How to Test Scratch Resistance Before You Commit
You can’t really test a lens in the store without risking damage, but you can ask the right questions and look for the right signals.
Ask your optician about the specific hard coat rating. If they can’t tell you, that’s a red flag. A reputable lab will use a standardized pencil hardness test (ISO 15184 or similar) and should be able to share the result. Anything below 3H is weak. Anything 5H and above is solid.
Also check the coating warranty. Some labs offer a one to two year warranty on their coatings, which tells you they stand behind the durability. If there’s no warranty at all, the coating is probably basic.
Daily Habits That Destroy Lenses Faster Than the Material
Even the best coating in the world won’t save you from bad habits.
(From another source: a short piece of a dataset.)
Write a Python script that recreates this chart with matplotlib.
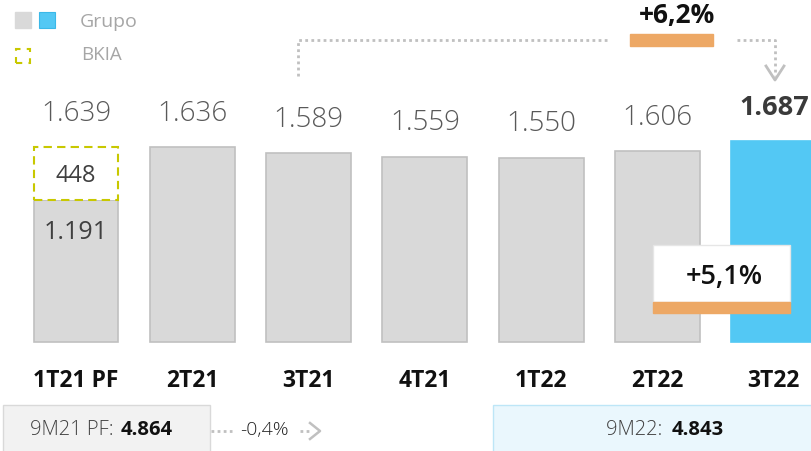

The number one cause of premature lens scratching is dry wiping. When you rub a dusty or dirty lens with a shirt or a tissue, you’re dragging particles across the surface like sandpaper. Always rinse first, then use a microfiber cloth, then dry gently.
The second biggest culprit is storing glasses lens-down on hard surfaces. That puts the coating in direct contact with whatever grit is on the table. Always store them lens-up or in a case. It takes two seconds and it literally doubles the life of your coating.
Cold water rinse in the morning before your first wipe removes overnight dust and oils that have settled on the lens. That single habit does more for scratch prevention than any coating upgrade ever could.